- **WHAT YOU WILL DO**
Give back every line exactly as it appears, pictures excluded.

- **SOURCE MATERIAL**
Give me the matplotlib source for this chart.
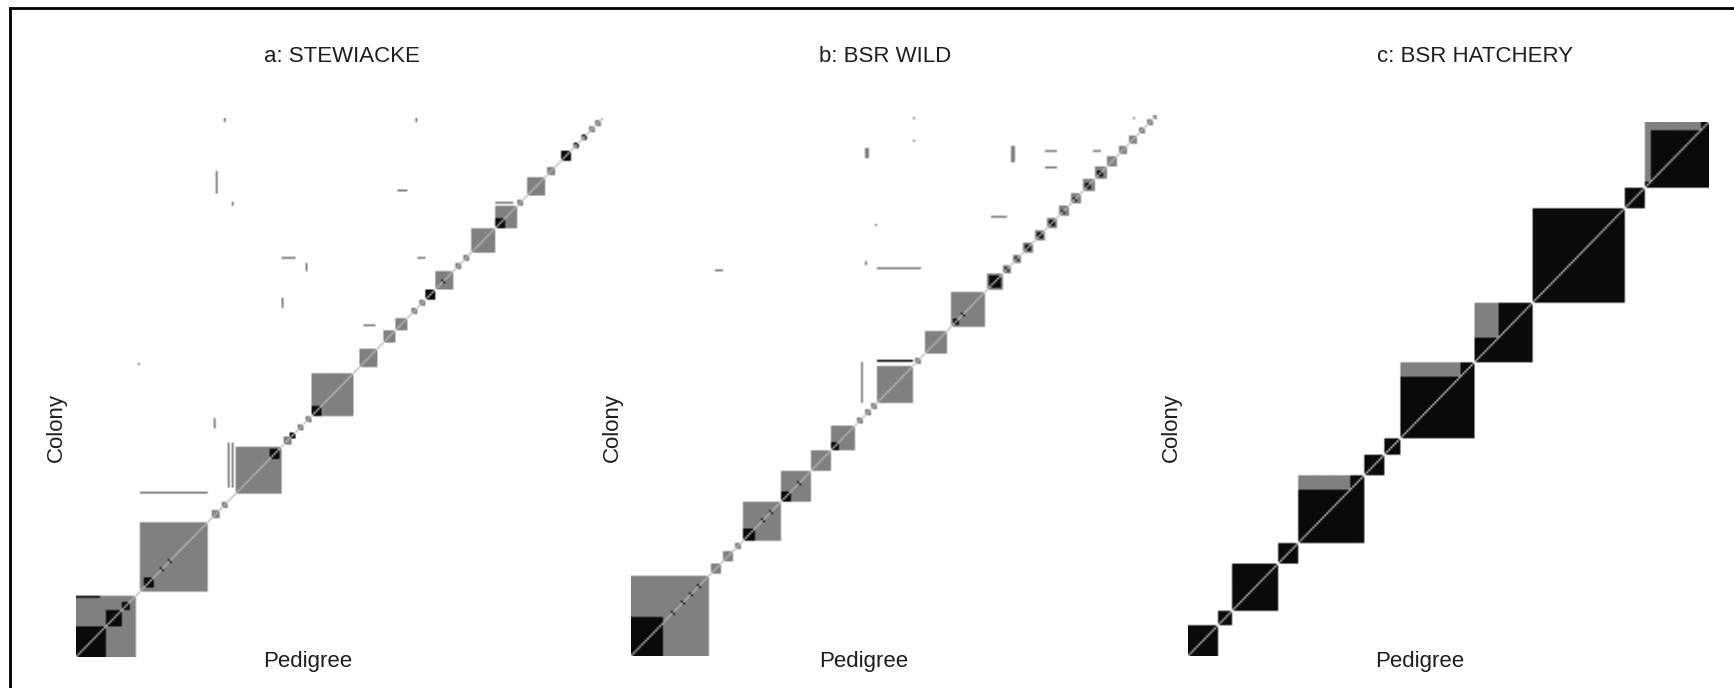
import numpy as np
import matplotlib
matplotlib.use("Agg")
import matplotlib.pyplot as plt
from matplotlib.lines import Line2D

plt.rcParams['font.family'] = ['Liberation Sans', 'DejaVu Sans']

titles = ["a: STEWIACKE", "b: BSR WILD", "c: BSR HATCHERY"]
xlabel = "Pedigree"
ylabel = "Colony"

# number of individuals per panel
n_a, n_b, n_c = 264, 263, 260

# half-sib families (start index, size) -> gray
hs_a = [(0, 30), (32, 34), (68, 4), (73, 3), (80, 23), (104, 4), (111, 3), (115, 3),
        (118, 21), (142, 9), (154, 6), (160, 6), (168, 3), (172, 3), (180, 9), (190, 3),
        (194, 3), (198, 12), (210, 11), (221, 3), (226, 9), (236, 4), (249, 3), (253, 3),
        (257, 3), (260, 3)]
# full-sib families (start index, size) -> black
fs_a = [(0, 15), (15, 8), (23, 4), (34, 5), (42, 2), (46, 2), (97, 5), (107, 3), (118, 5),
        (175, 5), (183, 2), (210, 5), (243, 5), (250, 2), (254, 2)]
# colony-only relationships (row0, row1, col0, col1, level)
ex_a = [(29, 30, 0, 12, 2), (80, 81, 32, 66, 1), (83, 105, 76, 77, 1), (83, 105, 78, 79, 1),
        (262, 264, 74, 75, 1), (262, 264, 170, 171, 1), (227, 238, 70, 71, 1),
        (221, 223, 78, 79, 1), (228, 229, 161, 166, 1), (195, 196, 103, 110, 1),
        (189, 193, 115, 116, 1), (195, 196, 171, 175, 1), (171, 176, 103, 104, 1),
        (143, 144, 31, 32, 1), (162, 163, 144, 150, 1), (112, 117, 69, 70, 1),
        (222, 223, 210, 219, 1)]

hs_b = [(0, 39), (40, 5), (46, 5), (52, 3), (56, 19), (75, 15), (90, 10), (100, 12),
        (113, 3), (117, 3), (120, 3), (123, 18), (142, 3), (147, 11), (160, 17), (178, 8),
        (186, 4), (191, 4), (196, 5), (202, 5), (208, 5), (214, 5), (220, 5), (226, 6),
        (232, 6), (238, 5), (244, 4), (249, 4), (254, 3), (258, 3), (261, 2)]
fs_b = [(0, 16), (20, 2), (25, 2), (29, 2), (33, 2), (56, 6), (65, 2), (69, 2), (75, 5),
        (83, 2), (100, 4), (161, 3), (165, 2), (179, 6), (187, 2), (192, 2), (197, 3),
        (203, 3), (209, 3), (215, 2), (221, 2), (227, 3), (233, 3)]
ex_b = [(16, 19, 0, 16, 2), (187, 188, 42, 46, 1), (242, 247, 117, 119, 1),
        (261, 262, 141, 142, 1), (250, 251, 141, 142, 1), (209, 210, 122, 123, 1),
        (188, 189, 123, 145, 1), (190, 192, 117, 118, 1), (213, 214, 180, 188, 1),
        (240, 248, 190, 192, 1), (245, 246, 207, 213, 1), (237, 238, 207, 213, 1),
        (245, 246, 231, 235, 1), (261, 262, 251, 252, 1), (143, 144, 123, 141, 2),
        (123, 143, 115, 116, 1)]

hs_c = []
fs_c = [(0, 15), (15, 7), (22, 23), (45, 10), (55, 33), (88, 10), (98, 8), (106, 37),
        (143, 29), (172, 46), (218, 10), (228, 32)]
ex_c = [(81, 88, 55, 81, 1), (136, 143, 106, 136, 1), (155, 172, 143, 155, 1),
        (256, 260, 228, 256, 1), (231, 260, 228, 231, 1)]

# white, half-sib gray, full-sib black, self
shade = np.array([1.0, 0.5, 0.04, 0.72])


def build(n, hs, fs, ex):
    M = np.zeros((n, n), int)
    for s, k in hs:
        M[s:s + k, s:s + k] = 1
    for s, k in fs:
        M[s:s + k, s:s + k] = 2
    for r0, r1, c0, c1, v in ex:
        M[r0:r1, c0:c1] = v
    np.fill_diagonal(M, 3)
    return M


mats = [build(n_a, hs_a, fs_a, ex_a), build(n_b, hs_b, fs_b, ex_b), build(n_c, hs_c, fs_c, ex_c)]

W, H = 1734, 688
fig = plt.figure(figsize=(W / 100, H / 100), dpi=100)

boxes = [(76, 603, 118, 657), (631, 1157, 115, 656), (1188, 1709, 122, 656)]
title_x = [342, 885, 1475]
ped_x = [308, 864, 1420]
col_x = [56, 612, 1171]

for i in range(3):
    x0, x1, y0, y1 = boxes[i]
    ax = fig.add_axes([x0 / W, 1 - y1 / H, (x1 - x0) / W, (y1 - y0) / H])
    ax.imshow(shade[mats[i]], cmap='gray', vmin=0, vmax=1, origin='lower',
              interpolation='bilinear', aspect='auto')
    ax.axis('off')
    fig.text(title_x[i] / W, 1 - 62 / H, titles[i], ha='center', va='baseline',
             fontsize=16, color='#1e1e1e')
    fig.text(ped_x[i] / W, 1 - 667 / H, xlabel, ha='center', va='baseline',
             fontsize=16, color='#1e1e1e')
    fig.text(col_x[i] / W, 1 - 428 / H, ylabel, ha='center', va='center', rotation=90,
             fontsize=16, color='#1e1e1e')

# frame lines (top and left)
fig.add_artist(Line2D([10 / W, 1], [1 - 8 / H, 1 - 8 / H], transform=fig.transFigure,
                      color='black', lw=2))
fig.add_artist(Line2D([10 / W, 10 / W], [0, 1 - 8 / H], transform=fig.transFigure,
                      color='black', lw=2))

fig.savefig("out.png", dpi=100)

- **ANSWER BELOW**
Give me the matplotlib source for this chart.
import numpy as np
import matplotlib
matplotlib.use("Agg")
import matplotlib.pyplot as plt
from matplotlib.lines import Line2D

plt.rcParams['font.family'] = ['Liberation Sans', 'DejaVu Sans']

titles = ["a: STEWIACKE", "b: BSR WILD", "c: BSR HATCHERY"]
xlabel = "Pedigree"
ylabel = "Colony"

# number of individuals per panel
n_a, n_b, n_c = 264, 263, 260

# half-sib families (start index, size) -> gray
hs_a = [(0, 30), (32, 34), (68, 4), (73, 3), (80, 23), (104, 4), (111, 3), (115, 3),
        (118, 21), (142, 9), (154, 6), (160, 6), (168, 3), (172, 3), (180, 9), (190, 3),
        (194, 3), (198, 12), (210, 11), (221, 3), (226, 9), (236, 4), (249, 3), (253, 3),
        (257, 3), (260, 3)]
# full-sib families (start index, size) -> black
fs_a = [(0, 15), (15, 8), (23, 4), (34, 5), (42, 2), (46, 2), (97, 5), (107, 3), (118, 5),
        (175, 5), (183, 2), (210, 5), (243, 5), (250, 2), (254, 2)]
# colony-only relationships (row0, row1, col0, col1, level)
ex_a = [(29, 30, 0, 12, 2), (80, 81, 32, 66, 1), (83, 105, 76, 77, 1), (83, 105, 78, 79, 1),
        (262, 264, 74, 75, 1), (262, 264, 170, 171, 1), (227, 238, 70, 71, 1),
        (221, 223, 78, 79, 1), (228, 229, 161, 166, 1), (195, 196, 103, 110, 1),
        (189, 193, 115, 116, 1), (195, 196, 171, 175, 1), (171, 176, 103, 104, 1),
        (143, 144, 31, 32, 1), (162, 163, 144, 150, 1), (112, 117, 69, 70, 1),
        (222, 223, 210, 219, 1)]

hs_b = [(0, 39), (40, 5), (46, 5), (52, 3), (56, 19), (75, 15), (90, 10), (100, 12),
        (113, 3), (117, 3), (120, 3), (123, 18), (142, 3), (147, 11), (160, 17), (178, 8),
        (186, 4), (191, 4), (196, 5), (202, 5), (208, 5), (214, 5), (220, 5), (226, 6),
        (232, 6), (238, 5), (244, 4), (249, 4), (254, 3), (258, 3), (261, 2)]
fs_b = [(0, 16), (20, 2), (25, 2), (29, 2), (33, 2), (56, 6), (65, 2), (69, 2), (75, 5),
        (83, 2), (100, 4), (161, 3), (165, 2), (179, 6), (187, 2), (192, 2), (197, 3),
        (203, 3), (209, 3), (215, 2), (221, 2), (227, 3), (233, 3)]
ex_b = [(16, 19, 0, 16, 2), (187, 188, 42, 46, 1), (242, 247, 117, 119, 1),
        (261, 262, 141, 142, 1), (250, 251, 141, 142, 1), (209, 210, 122, 123, 1),
        (188, 189, 123, 145, 1), (190, 192, 117, 118, 1), (213, 214, 180, 188, 1),
        (240, 248, 190, 192, 1), (245, 246, 207, 213, 1), (237, 238, 207, 213, 1),
        (245, 246, 231, 235, 1), (261, 262, 251, 252, 1), (143, 144, 123, 141, 2),
        (123, 143, 115, 116, 1)]

hs_c = []
fs_c = [(0, 15), (15, 7), (22, 23), (45, 10), (55, 33), (88, 10), (98, 8), (106, 37),
        (143, 29), (172, 46), (218, 10), (228, 32)]
ex_c = [(81, 88, 55, 81, 1), (136, 143, 106, 136, 1), (155, 172, 143, 155, 1),
        (256, 260, 228, 256, 1), (231, 260, 228, 231, 1)]

# white, half-sib gray, full-sib black, self
shade = np.array([1.0, 0.5, 0.04, 0.72])


def build(n, hs, fs, ex):
    M = np.zeros((n, n), int)
    for s, k in hs:
        M[s:s + k, s:s + k] = 1
    for s, k in fs:
        M[s:s + k, s:s + k] = 2
    for r0, r1, c0, c1, v in ex:
        M[r0:r1, c0:c1] = v
    np.fill_diagonal(M, 3)
    return M


mats = [build(n_a, hs_a, fs_a, ex_a), build(n_b, hs_b, fs_b, ex_b), build(n_c, hs_c, fs_c, ex_c)]

W, H = 1734, 688
fig = plt.figure(figsize=(W / 100, H / 100), dpi=100)

boxes = [(76, 603, 118, 657), (631, 1157, 115, 656), (1188, 1709, 122, 656)]
title_x = [342, 885, 1475]
ped_x = [308, 864, 1420]
col_x = [56, 612, 1171]

for i in range(3):
    x0, x1, y0, y1 = boxes[i]
    ax = fig.add_axes([x0 / W, 1 - y1 / H, (x1 - x0) / W, (y1 - y0) / H])
    ax.imshow(shade[mats[i]], cmap='gray', vmin=0, vmax=1, origin='lower',
              interpolation='bilinear', aspect='auto')
    ax.axis('off')
    fig.text(title_x[i] / W, 1 - 62 / H, titles[i], ha='center', va='baseline',
             fontsize=16, color='#1e1e1e')
    fig.text(ped_x[i] / W, 1 - 667 / H, xlabel, ha='center', va='baseline',
             fontsize=16, color='#1e1e1e')
    fig.text(col_x[i] / W, 1 - 428 / H, ylabel, ha='center', va='center', rotation=90,
             fontsize=16, color='#1e1e1e')

# frame lines (top and left)
fig.add_artist(Line2D([10 / W, 1], [1 - 8 / H, 1 - 8 / H], transform=fig.transFigure,
                      color='black', lw=2))
fig.add_artist(Line2D([10 / W, 10 / W], [0, 1 - 8 / H], transform=fig.transFigure,
                      color='black', lw=2))

fig.savefig("out.png", dpi=100)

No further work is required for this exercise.